FRANKLIN, Tenn.(BP)–A tech-savvy youth group put a new twist on the traditional method of door-to-door evangelism by using the Internet to invite friends to the Middle Tennessee Billy Graham Crusade.
Darren Whitehead, a youth associate at the 5,000-member First Baptist Church, Franklin, Tenn., said the idea to turn the youth group’s new website into a tool for evangelism came a few weeks prior to the crusade at Nashville’s Adelphia Coliseum.
“Because of all the preparation for the crusade, we had canceled our Wednesday evening services. But instead of just sitting at home, we thought it would be a great idea for our students to use Wednesday night as an opportunity to call friends, invite them to the crusade and then get online and talk about their experiences,” Whitehead said.
In other words, the youth group’s Wednesday night service, called “Fusion,” was held live in cyberspace. Students were able to log onto the website, www.fusionyouth.com, and share praise reports, prayer requests and outreach in a specially designed chat room on the site.
“It was awesome,” said Whitehead, a native of Australia. “We had more than 100 kids in and out of the chat rooms during the event.”
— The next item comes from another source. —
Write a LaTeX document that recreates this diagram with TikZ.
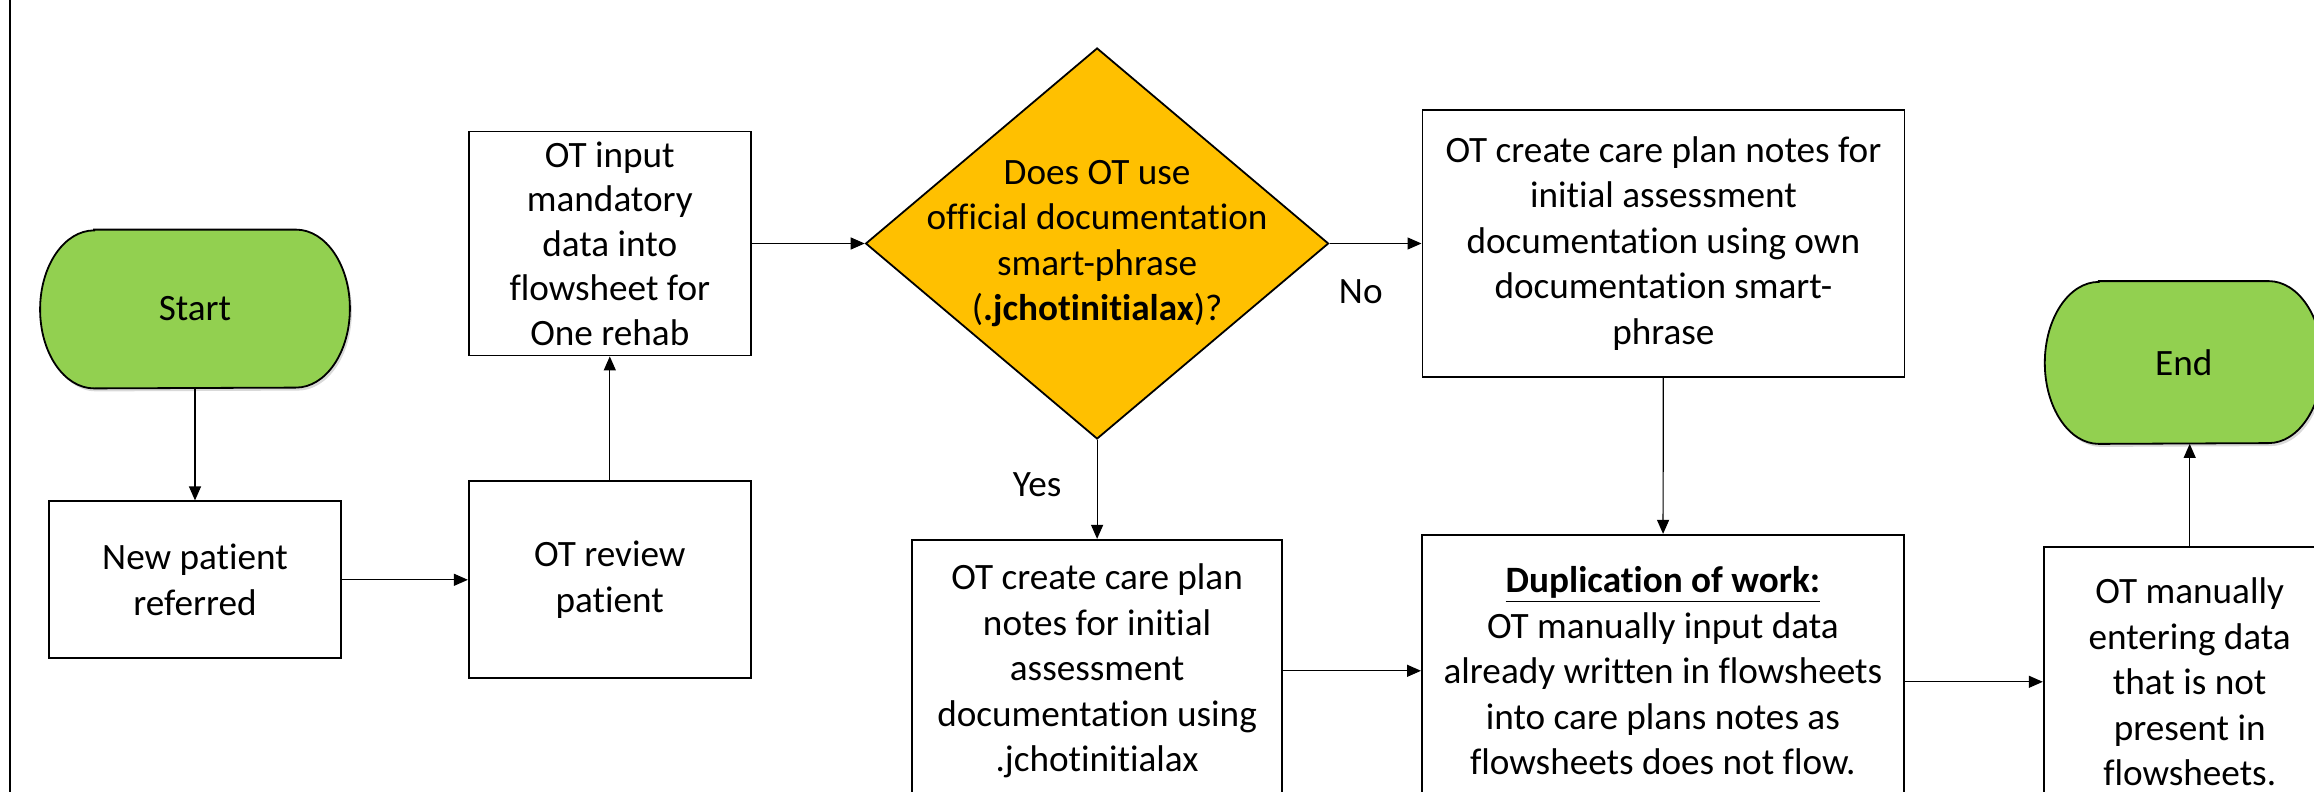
\documentclass[tikz,border=0pt]{standalone}
\usepackage{fontspec}
\setmainfont{Carlito}[Ligatures=NoCommon]
\usetikzlibrary{arrows.meta,shapes,positioning,shadows,backgrounds}
\definecolor{termgreen}{HTML}{92D050}
\definecolor{askorange}{HTML}{FFC000}
\tikzset{>={Triangle[length=7pt,width=6pt]}}
\tikzset{
  box/.style={draw, line width=0.9pt, rectangle, align=center, inner sep=1pt},
  terminal/.style={rectangle, inner sep=0pt},
  termline/.style={draw, line width=0.9pt, fill=termgreen,
    drop shadow={shadow xshift=1pt, shadow yshift=-1.5pt, opacity=0.3}},
  decision/.style={draw, line width=0.9pt, diamond, fill=askorange, inner sep=0pt,
    minimum width=231.5pt, minimum height=195.5pt},
  flow/.style={->, line width=0.6pt}
}
% outline with elliptic ends round a terminal node
\newcommand\termoutline[2]{%
  \path[termline] ([xshift=#2]#1.north west) -- ([xshift=-#2]#1.north east)
    arc[start angle=90, end angle=-90, x radius=#2, y radius=0.5*\pgfkeysvalueof{/pgf/minimum height}]
    -- ([xshift=#2]#1.south west)
    arc[start angle=270, end angle=90, x radius=#2, y radius=0.5*\pgfkeysvalueof{/pgf/minimum height}]
    -- cycle;}

\begin{document}
\begin{tikzpicture}[node distance=56pt, font=\fontsize{18.6pt}{22.75pt}\selectfont]

  \useasboundingbox (0,0) rectangle (1157pt,-396pt);
  \draw[line width=1.1pt] (5pt,0) -- (5pt,-396pt);

  \node[terminal, minimum width=154.5pt, minimum height=79pt] (start) at (97.5pt,-154.5pt) {Start};
  \node[box, minimum width=146pt, minimum height=78.5pt] (new) [below = 56pt of start] {New patient\\referred};
  \node[box, minimum width=141pt, minimum height=98.5pt] (review) [right = 63pt of new] {OT review\\patient};
  \node[box, minimum width=141pt, minimum height=112pt, font=\fontsize{18.6pt}{22.25pt}\selectfont]
    (input) [above = 62pt of review] {OT input\\mandatory\\data into\\flowsheet for\\One rehab};

  \node[decision, label={[align=center]center:{Does OT use\\official documentation\\smart-phrase\\(\textbf{.jchotinitialax})?}}]
    (ask) [right = 56.5pt of input] {};

  \node[box, minimum width=241pt, minimum height=133.5pt] (ownphrase) [right = 46pt of ask]
    {OT create care plan notes for\\initial assessment\\documentation using own\\documentation smart-\\phrase};
  \node[box, minimum width=185pt, minimum height=131pt] (official) [below = 49.5pt of ask]
    {OT create care plan\\notes for initial\\assessment\\documentation using\\.jchotinitialax};

  \node[box, minimum width=241pt, minimum height=136pt] (dup) [right = 69pt of official]
    {\underline{\textbf{Duplication of work:}}\\OT manually input data\\already written in flowsheets\\into care plans notes as\\flowsheets does not flow.};
  \node[box, minimum width=146pt, minimum height=135pt] (manual) [right = 69pt of dup, yshift=-5.5pt]
    {OT manually\\entering data\\that is not\\present in\\flowsheets.};
  \node[terminal, minimum width=138.5pt, minimum height=81pt] (finish) [above = 51pt of manual, xshift=-3pt] {End};

  \begin{pgfonlayer}{background}
    \begin{scope}[minimum height=79pt]
      \termoutline{start}{27pt}
    \end{scope}
    \begin{scope}[minimum height=81pt]
      \termoutline{finish}{27pt}
    \end{scope}
  \end{pgfonlayer}

  \draw[flow] (start) -- (new);
  \draw[flow] (new) -- (review);
  \draw[flow] (review) -- (input);
  \draw[flow] (input) -- (ask);
  \draw[flow] (ask.east) -- node[pos=0.34, yshift=-24pt] {No} (ownphrase.west);
  \draw[flow] (ask.south) -- node[pos=0.45, xshift=-30pt] {Yes} (official.north);
  \draw[flow] (ownphrase) -- (dup);
  \draw[flow] (official) -- (dup);
  \draw[flow] (dup.east |- manual.west) -- (manual.west);
  \draw[flow] (manual.north) -- (manual.north |- finish.south);

\end{tikzpicture}
\end{document}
Whitehead called the event interactive evangelism. “One student used the chat room to invite a friend who was involved in Satanism to the Billy Graham crusade,” Whitehead said.
And another student organized a group of teens who went to a local shopping center and invited people to the four-day crusade.
Brandon Norman, an eighth grade student, encouraged those in the chat room to pray that God would provide good weather for the crusade after rain appeared in the forecast.
“I don’t think that God will let it rain and cancel something so grand and major,” Norman wrote online. “So many people are going to come to Christ … and that is like so many more people going to heaven.”
A student identifying himself as “David” wrote, “The coolest thing to happen at [the Billy Graham crusade] was all the people that came to the Lord.”
Another student, identified as “Gailsmiles,” shared about her experiences at the crusade. “I had like four or five kids that just sat around me wanting to accept Christ after Billy Graham spoke. It was … awesome.”
Rick White, pastor of First Baptist, praised the innovation of the youth ministry team. “What they did Wednesday night just shows that this generation communicates differently,” White said. “It gives us some insight in what we can expect down the road.”
White said the advances in technology show that churches “are probably not going to be able to do it like we’ve done it in the past.”
“It’s exciting and frightening,” White said. “You do miss the personal touch when you get into the Internet. But by and large, it’s an exciting generation.”
Whitehead said the youth group’s Internet site is a ministry run by students and coordinated by an adult leader. In addition to a prayer and praise message board, the site includes sermons archived from the Wednesday night youth service, downloadable videos and worship music.
“The Billy Graham crusade,” Whitehead recapped, “gave us a great chance to see how the Internet can be used to tell people about Christ.”